ACTIVE TRANSPORT

Active Transport Since the cell membrane is somewhat permeable to sodium ions, simple diffusion would result in a net movement of sodium ions into the cell, until the concentrations on the two sides of the membrane became equal. Sodium actually does diffuse into the cell rather freely, but as fast as it does so, the cell actively pumps it out again, against the concentration difference. The mechanism by which the cell pumps the sodium ions out is called active transport. Active transport requires the expenditure of energy for the work done by the cell in moving molecules against a concentration gradient. Active transport enables a cell to maintain a lower concentration of sodium inside the cell, and also enables a cell to accumulate certain nutrient inside the cell at concentrations much higher than the extracellular concentrations. The exact mechanism of active transport is not known.
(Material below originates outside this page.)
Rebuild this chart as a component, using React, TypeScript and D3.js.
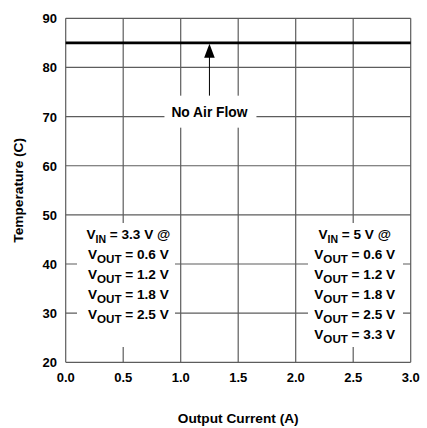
import React from "react";
import * as d3 from "d3";

// axis ticks
const xTicks = [0, 0.5, 1.0, 1.5, 2.0, 2.5, 3.0];
const yTicks = [20, 30, 40, 50, 60, 70, 80, 90];

// the derating limit (flat line) and its annotation
const limitTemp = 85;
const arrowX = 1.25;
const arrowTail = 74.2;
const annotation = "No Air Flow";
const annotationY = 71;

// legend blocks
const leftHeader = { sub: "IN", rest: " = 3.3 V @" };
const leftVout = ["0.6 V", "1.2 V", "1.8 V", "2.5 V"];
const rightHeader = { sub: "IN", rest: " = 5 V @" };
const rightVout = ["0.6 V", "1.2 V", "1.8 V", "2.5 V", "3.3 V"];

const W = 427;
const H = 428;
const margin = { top: 18.3, right: 16.3, bottom: 65.7, left: 65.7 };
const FONT = "'Liberation Sans', Arial, sans-serif";
const GRID = "#5c5c5c";

function Legend({ cx, top, header, vouts }: any) {
  const rows = [
    { sub: header.sub, rest: header.rest },
    ...vouts.map((v: string) => ({ sub: "OUT", rest: " = " + v })),
  ];
  return (
    <g>
      {rows.map((r: any, i: number) => (
        <text
          key={i}
          x={cx}
          y={top + i * 20}
          textAnchor="middle"
          fontFamily={FONT}
          fontWeight="bold"
          fontSize={13.6}
          fill="#000"
        >
          V
          <tspan fontSize={i === 0 ? 10.5 : 11.6} dy={4}>{r.sub}</tspan>
          <tspan dy={-4}>{r.rest}</tspan>
        </text>
      ))}
    </g>
  );
}

export default function App() {
  const x = d3.scaleLinear().domain([0, 3]).range([margin.left, W - margin.right]);
  const y = d3.scaleLinear().domain([20, 90]).range([H - margin.bottom, margin.top]);

  const limitY = y(limitTemp);
  const ax = x(arrowX);

  return (
    <svg
      width={W}
      height={H}
      style={{ position: "absolute", left: 0, top: 0, background: "#fff" }}
    >
      {/* grid */}
      <g stroke={GRID} strokeWidth={1.2}>
        {xTicks.map((t) => (
          <line key={"vx" + t} x1={x(t)} x2={x(t)} y1={y(20)} y2={y(90)} />
        ))}
        {yTicks.map((t) => (
          <line key={"hy" + t} x1={x(0)} x2={x(3)} y1={y(t)} y2={y(t)} />
        ))}
      </g>

      {/* limit line */}
      <line x1={x(0)} x2={x(3)} y1={limitY} y2={limitY} stroke="#000" strokeWidth={2.7} />

      {/* arrow */}
      <line x1={ax} x2={ax} y1={y(arrowTail)} y2={limitY + 14} stroke="#000" strokeWidth={1} />
      <path
        d={`M${ax},${limitY + 1} L${ax - 5.3},${limitY + 15} L${ax + 5.3},${limitY + 15} Z`}
        fill="#000"
      />

      {/* annotation with white mask */}
      <rect x={ax - 45} y={y(annotationY) - 16} width={92} height={32} fill="#fff" />
      <text
        x={ax}
        y={y(annotationY) + 5}
        textAnchor="middle"
        fontFamily={FONT}
        fontWeight="bold"
        fontSize={13.8}
      >
        {annotation}
      </text>

      {/* legend masks */}
      <rect x={77} y={223} width={98} height={124} fill="#fff" />
      <rect x={308} y={223} width={95} height={124} fill="#fff" />
      <Legend cx={x(0.545)} top={y(45.1)} header={leftHeader} vouts={leftVout} />
      <Legend cx={x(2.513)} top={y(45.1)} header={rightHeader} vouts={rightVout} />

      {/* tick labels */}
      <g fontFamily={FONT} fontWeight="bold" fontSize={13}>
        {xTicks.map((t) => (
          <text key={"xt" + t} x={x(t)} y={y(20) + 19.5} textAnchor="middle">
            {t.toFixed(1)}
          </text>
        ))}
        {yTicks.map((t) => (
          <text key={"yt" + t} x={57} y={y(t) + 5} textAnchor="end">
            {t}
          </text>
        ))}
      </g>

      {/* axis titles */}
      <text
        x={(x(0) + x(3)) / 2}
        y={423}
        textAnchor="middle"
        fontFamily={FONT}
        fontWeight="bold"
        fontSize={13.7}
      >
        Output Current (A)
      </text>
      <text
        transform={`translate(23,${(y(20) + y(90)) / 2}) rotate(-90)`}
        textAnchor="middle"
        fontFamily={FONT}
        fontWeight="bold"
        fontSize={13.7}
      >
        Temperature (C)
      </text>
    </svg>
  );
}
It has been proposed that a carrier molecule is involved, which reacts chemically with the molecule that is to be actively transported. This forms a compound which is soluble in the lipid portion of the membrane and the carrier compound then moves through the membrane against the concentration gradient to the other side. The transported molecule is then released, and the carrier molecule diffuses back to the other side of the membrane where it picks up another molecule. This process requires energy, since work must done in transporting the molecule against a diffusion gradient. The energy is supplied in the form of ATP. The carrier molecules are thought to be integral proteins; proteins which span the plasma membrane. These proteins are specific for the molecules they transport. Chemiosmosis Populating the inner membrane of the mitochondrion are many copies of a protein complex called an ATP synthase, the enzyme that actually makes ATP! It works like an ion pump running in reverse.